Prohibir a los escritores que han alzado la voz contra la guerra únicamente contribuye a que la violencia continúe
Quizás suene ingenuo, pero no es menos pueril luchar por acumular bienes que no podrán acompañarnos más allá de la muerte. Detrás de los conflictos, hay una interpretación errónea de la vida. Un materialismo excesivo ha provocado que el ser humano descuide lo esencial: la convivencia pacífica, los placeres sencillos, el cuidado del espíritu, la alegría de compartir. Es una situación que recuerda a la infelicidad de los ciudadanos de la época helenística, rebajados a súbditos por la expansión imperial de Alejandro Magno.
En esa coyuntura, florecieron las escuelas filosóficas que buscaban proporcionar herramientas para combatir la frustración. Estoicos, epicúreos y cínicos desplegaron un abanico de propuestas para vivir mejor, discriminando entre lo esencial y lo superfluo. En nuestros días, la filosofía debería realizar un esfuerzo similar, impulsando un cambio de mentalidad. No es una quimera. Gracias a la Ilustración, se reconocieron los derechos humanos, el sufragio universal, la libertad de pensamiento, incluso de planteó por primera vez acabar con la discriminación de la mujer. Pensar que nada puede cambiar es una forma de contribuir a que todo siga igual. El fatalismo no es sinónimo de lucidez, sino de mediocridad.

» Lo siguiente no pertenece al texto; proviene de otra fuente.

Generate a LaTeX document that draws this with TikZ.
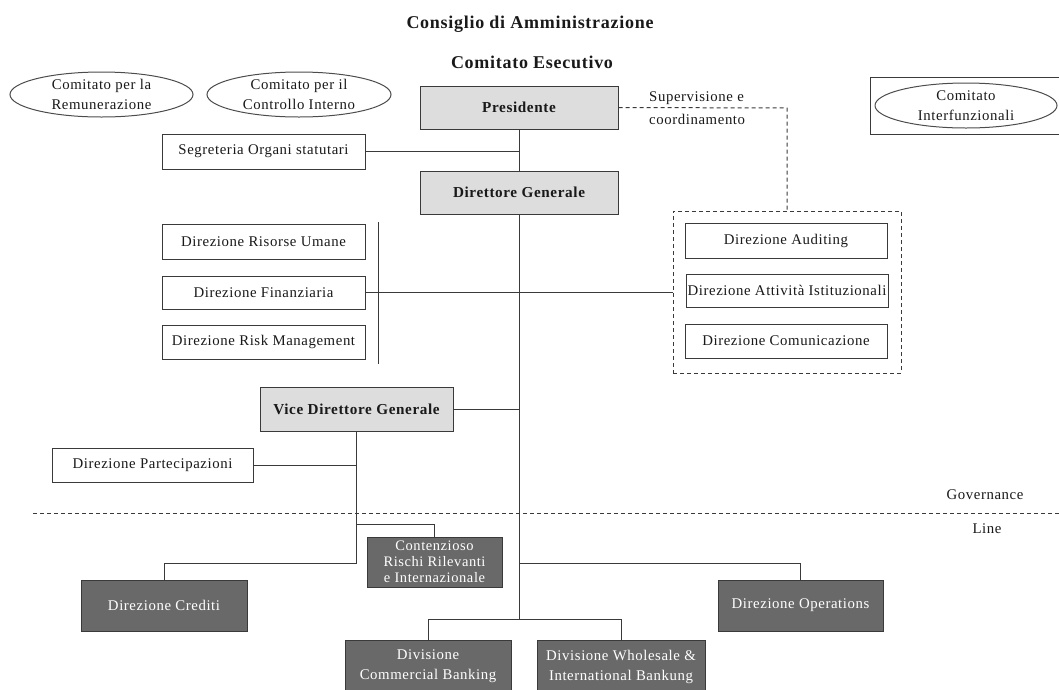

Volveré a leer a Dostoievski y también regresaré a los libros de Tolstói. Putin y Biden deberían releer –o leer, pues quizás no lo hayan hecho aún– Guerra y paz, fijándose en que cuando los jefes de Estado ponen fin a las hostilidades, los heridos y los muertos no recuperan sus vidas. Solo viajan hacia el olvido. La guerra es el mayor fracaso de nuestra especie y prohibir a los escritores que han alzado la voz contra ella únicamente contribuye a que la violencia continúe, sembrando un dolor irreparable.